You can use multiple components to build a pipeline component, similar to how you build pipeline jobs with components.

The following example comes from the pipeline_with_train_eval_pipeline_component example pipeline in the Azure Machine Learning examples GitHub repository.

The example component defines a three-node pipeline job. The two nodes in the example pipeline job each use the locally defined components train, score, and eval. The following code defines the pipeline component:

$schema: https://azuremlschemas.azureedge.net/latest/pipelineComponent.schema.json
type: pipeline

name: train_pipeline_component
display_name: train_pipeline_component
description: Dummy train-score-eval pipeline component with local components

inputs:
  training_data: 
    type: uri_folder  # default/path is not supported for data type
  test_data: 
    type: uri_folder  # default/path is not supported for data type
  training_max_epochs:
    type: integer
  training_learning_rate: 
    type: number
  learning_rate_schedule:
    type: string
    default: 'time-based'
  train_node_compute: # example to show how to promote compute as input
    type: string

outputs: 
  trained_model:
    type: uri_folder
  evaluation_report:
    type: uri_folder

jobs:
  train_job:
    type: command
    component: ./train/train.yml
    inputs:
      training_data: ${{parent.inputs.training_data}}
      max_epochs: ${{parent.inputs.training_max_epochs}}
      learning_rate: ${{parent.inputs.training_learning_rate}}
      learning_rate_schedule: ${{parent.inputs.learning_rate_schedule}}
      
    outputs:
      model_output: ${{parent.outputs.trained_model}}
    compute: ${{parent.inputs.train_node_compute}}
  
  score_job:
    type: command
    component: ./score/score.yml
    inputs:
      model_input: ${{parent.jobs.train_job.outputs.model_output}}
      test_data: ${{parent.inputs.test_data}}
    outputs:
      score_output: 
        mode: upload

  evaluate_job:
    type: command
    component: ./eval/eval.yml
    inputs:
      scoring_result: ${{parent.jobs.score_job.outputs.score_output}}
    outputs:
      eval_output: ${{parent.outputs.evaluation_report}}

Use components in pipelines

You reference pipeline components as child jobs in a pipeline job just like you reference other types of components. You can provide runtime settings like default_datastore and default_compute at the pipeline job level.

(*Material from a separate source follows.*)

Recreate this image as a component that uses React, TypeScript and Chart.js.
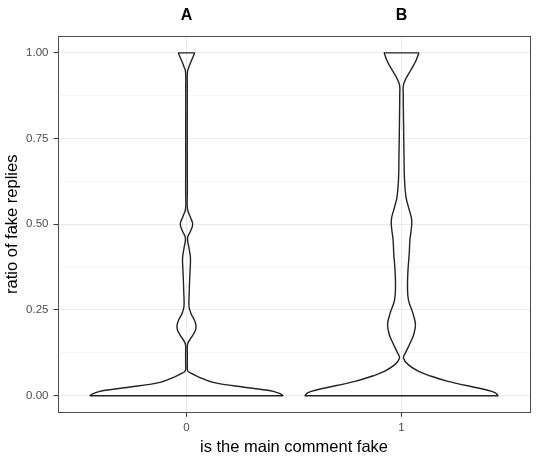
import React, { useEffect, useRef } from 'react';
import { Chart, registerables } from 'chart.js';

Chart.register(...registerables);

// ---- data ----
const categories = [0, 1];
const categoryLabels = ['0', '1'];
const panelTitles = ['A', 'B'];
const yMajorTicks = [0, 0.25, 0.5, 0.75, 1];
const yMinorTicks = [0.125, 0.375, 0.625, 0.875];
const yTickLabels = ['0.00', '0.25', '0.50', '0.75', '1.00'];
const xTitle = 'is the main comment fake';
const yTitle = 'ratio of fake replies';

// violin A (main comment not fake): ratio value and relative density (max = 1)
const ratioA = [0, 0.007, 0.015, 0.024, 0.039, 0.053, 0.065, 0.073, 0.09, 0.12, 0.15, 0.17, 0.19, 0.205, 0.22, 0.24, 0.26, 0.3, 0.35, 0.4, 0.43, 0.46, 0.48, 0.5, 0.52, 0.545, 0.6, 0.7, 0.8, 0.9, 0.945, 0.96, 0.974, 0.99, 1.0];
const densityA = [1.0, 0.959, 0.856, 0.616, 0.274, 0.138, 0.051, 0.012, 0.009, 0.009, 0.011, 0.05, 0.092, 0.098, 0.082, 0.046, 0.026, 0.028, 0.034, 0.041, 0.026, 0.011, 0.041, 0.064, 0.041, 0.01, 0.009, 0.008, 0.008, 0.008, 0.01, 0.027, 0.046, 0.07, 0.085];

// violin B (main comment fake)
const ratioB = [0, 0.0087, 0.0165, 0.0427, 0.0574, 0.07, 0.09, 0.11, 0.125, 0.155, 0.18, 0.208, 0.24, 0.279, 0.318, 0.366, 0.415, 0.454, 0.51, 0.55, 0.58, 0.63, 0.7, 0.8, 0.88, 0.906, 0.925, 0.95, 0.974, 1.0];
const densityB = [1.0, 0.966, 0.88, 0.47, 0.3, 0.185, 0.072, 0.02, 0.041, 0.092, 0.128, 0.144, 0.118, 0.072, 0.062, 0.067, 0.08, 0.087, 0.106, 0.072, 0.046, 0.031, 0.026, 0.021, 0.018, 0.02, 0.046, 0.097, 0.144, 0.18];

const violinRatios = [ratioA, ratioB];
const violinDensities = [densityA, densityB];

// ---- styles ----
const VIOLIN_HALF_WIDTH = 0.45;
const LINE_COLOR = '#222222';
const FONT = '"Liberation Sans", Arial, Helvetica, sans-serif';

function violinDatasets(center: number, ratios: number[], densities: number[]) {
  const right = ratios.map((r, i) => ({ x: center + densities[i] * VIOLIN_HALF_WIDTH, y: r }));
  const left = ratios.map((r, i) => ({ x: center - densities[i] * VIOLIN_HALF_WIDTH, y: r }));
  const last = ratios.length - 1;
  const common = {
    showLine: true,
    pointRadius: 0,
    pointHoverRadius: 0,
    borderColor: LINE_COLOR,
    borderWidth: 1.4,
    fill: false,
  };
  return [
    { ...common, data: right, tension: 0.4 },
    { ...common, data: left, tension: 0.4 },
    { ...common, data: [left[0], right[0]], tension: 0 },
    { ...common, data: [left[last], right[last]], tension: 0 },
  ];
}

const isMajor = (v: number) => yMajorTicks.some((m) => Math.abs(m - v) < 1e-9);

export default function App() {
  const canvasRef = useRef<HTMLCanvasElement | null>(null);

  useEffect(() => {
    const canvas = canvasRef.current;
    if (!canvas) return;

    const datasets: any[] = [];
    categories.forEach((c, i) => {
      datasets.push(...violinDatasets(c, violinRatios[i], violinDensities[i]));
    });

    const decor = {
      id: 'panelDecor',
      afterDraw(chart: any) {
        const { ctx, chartArea } = chart;
        const xs = chart.scales.x;
        ctx.save();
        ctx.strokeStyle = '#4D4D4D';
        ctx.lineWidth = 1;
        ctx.strokeRect(
          Math.round(chartArea.left) + 0.5,
          Math.round(chartArea.top) + 0.5,
          Math.round(chartArea.right - chartArea.left) - 1,
          Math.round(chartArea.bottom - chartArea.top) - 1
        );
        ctx.fillStyle = '#000000';
        ctx.font = `bold 16px ${FONT}`;
        ctx.textAlign = 'center';
        ctx.textBaseline = 'alphabetic';
        categories.forEach((c, i) => {
          ctx.fillText(panelTitles[i], xs.getPixelForValue(c), 19.8);
        });
        ctx.restore();
      },
    };

    const chart = new Chart(canvas, {
      type: 'scatter',
      data: { datasets },
      options: {
        animation: false,
        responsive: false,
        maintainAspectRatio: false,
        layout: { padding: { left: 0, top: 35.7, right: 5.5, bottom: 0 } },
        plugins: {
          legend: { display: false },
          tooltip: { enabled: false },
        },
        scales: {
          x: {
            type: 'linear',
            min: -0.6,
            max: 1.6,
            afterBuildTicks: (s: any) => {
              s.ticks = categories.map((v) => ({ value: v }));
            },
            afterFit: (s: any) => {
              s.height = 47.15;
            },
            ticks: {
              autoSkip: false,
              maxRotation: 0,
              padding: 4,
              color: '#4D4D4D',
              font: { family: FONT, size: 11.5 },
              callback: (v: any) => {
                const i = categories.indexOf(Number(v));
                return i >= 0 ? categoryLabels[i] : '';
              },
            },
            grid: {
              color: '#EBEBEB',
              lineWidth: 1.1,
              tickColor: '#333333',
              tickWidth: 1,
              tickLength: 4,
            },
            border: { display: false },
            title: {
              display: true,
              text: xTitle,
              color: '#000000',
              font: { family: FONT, size: 16.5 },
              padding: { top: 0, bottom: 2.5 },
            },
          },
          y: {
            type: 'linear',
            min: -0.05,
            max: 1.05,
            afterBuildTicks: (s: any) => {
              s.ticks = [...yMajorTicks, ...yMinorTicks]
                .sort((a, b) => a - b)
                .map((v) => ({ value: v }));
            },
            afterFit: (s: any) => {
              s.width = 57.5;
            },
            ticks: {
              autoSkip: false,
              padding: 5,
              color: '#4D4D4D',
              font: { family: FONT, size: 11.5 },
              callback: (v: any) => {
                const i = yMajorTicks.findIndex((m) => Math.abs(m - Number(v)) < 1e-9);
                return i >= 0 ? yTickLabels[i] : '';
              },
            },
            grid: {
              color: '#EBEBEB',
              lineWidth: (ctx: any) => (ctx.tick && isMajor(ctx.tick.value) ? 1.1 : 0.55),
              tickColor: (ctx: any) => (ctx.tick && isMajor(ctx.tick.value) ? '#333333' : 'rgba(0,0,0,0)'),
              tickWidth: 1,
              tickLength: 4,
            },
            border: { display: false },
            title: {
              display: true,
              text: yTitle,
              color: '#000000',
              font: { family: FONT, size: 16.5 },
              padding: { top: 2.5, bottom: 0 },
            },
          },
        },
      },
      plugins: [decor],
    });

    return () => {
      chart.destroy();
    };
  }, []);

  return (
    <div style={{ position: 'fixed', left: 0, top: 0, width: 536, height: 460, background: '#ffffff' }}>
      <canvas ref={canvasRef} width={536} height={460} style={{ display: 'block' }} />
    </div>
  );
}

You need to promote any parameters you want to change during runtime as pipeline job inputs. Otherwise, they're hard-coded in the pipeline component. Promoting compute definition to a pipeline level input supports heterogenous pipelines that can use different compute targets in different steps.

To submit the pipeline job, edit the cpu-cluster in the default_compute section before you run the az ml job create -f pipeline.yml command.

$schema: https://azuremlschemas.azureedge.net/latest/pipelineJob.schema.json

display_name: pipeline_with_pipeline_component
experiment_name: pipeline_with_pipeline_component
description: Select best model trained with different learning rate
type: pipeline

inputs:
  pipeline_job_training_data: 
    type: uri_folder
    path: ./data
  pipeline_job_test_data: 
    type: uri_folder
    path: ./data
  pipeline_job_training_learning_rate1: 0.1
  pipeline_job_training_learning_rate2: 0.01
  compute_train_node: cpu-cluster
  compute_compare_node: cpu-cluster

outputs: 
  pipeline_job_best_model:
    mode: upload
  pipeline_job_best_result:
    mode: upload

settings:
  default_datastore: azureml:workspaceblobstore
  default_compute: azureml:cpu-cluster
  continue_on_step_failure: false

jobs:
  train_and_evaluate_model1:
    type: pipeline
    component: ./components/train_pipeline_component.yml
    inputs:
      training_data: ${{parent.inputs.pipeline_job_training_data}}
      test_data: ${{parent.inputs.pipeline_job_test_data}}
      training_max_epochs: 20
      training_learning_rate: ${{parent.inputs.pipeline_job_training_learning_rate1}}
      train_node_compute: ${{parent.inputs.compute_train_node}}

  train_and_evaluate_model2:
    type: pipeline
    component: ./components/train_pipeline_component.yml
    inputs:
      training_data: ${{parent.inputs.pipeline_job_training_data}}
      test_data: ${{parent.inputs.pipeline_job_test_data}}
      training_max_epochs: 20
      training_learning_rate: ${{parent.inputs.pipeline_job_training_learning_rate2}}
      train_node_compute: ${{parent.inputs.compute_train_node}}

  compare:
    type: command
    component: ./components/compare2/compare2.yml
    compute: ${{parent.inputs.compute_compare_node}} # example to show how to promote compute as pipeline level inputs
    inputs:
      model1: ${{parent.jobs.train_and_evaluate_model1.outputs.trained_model}}
      eval_result1: ${{parent.jobs.train_and_evaluate_model1.outputs.evaluation_report}}
      model2: ${{parent.jobs.train_and_evaluate_model2.outputs.trained_model}}
      eval_result2: ${{parent.jobs.train_and_evaluate_model2.outputs.evaluation_report}}
    outputs: 
      best_model: ${{parent.outputs.pipeline_job_best_model}}
      best_result: ${{parent.outputs.pipeline_job_best_result}}

Note

To share or reuse components across jobs in the workspace, you need to register the components. You can use az ml component create to register pipeline components.

You can find other Azure CLI pipeline component-related examples and information at pipelines-with-components in the Azure Machine Learning examples repository.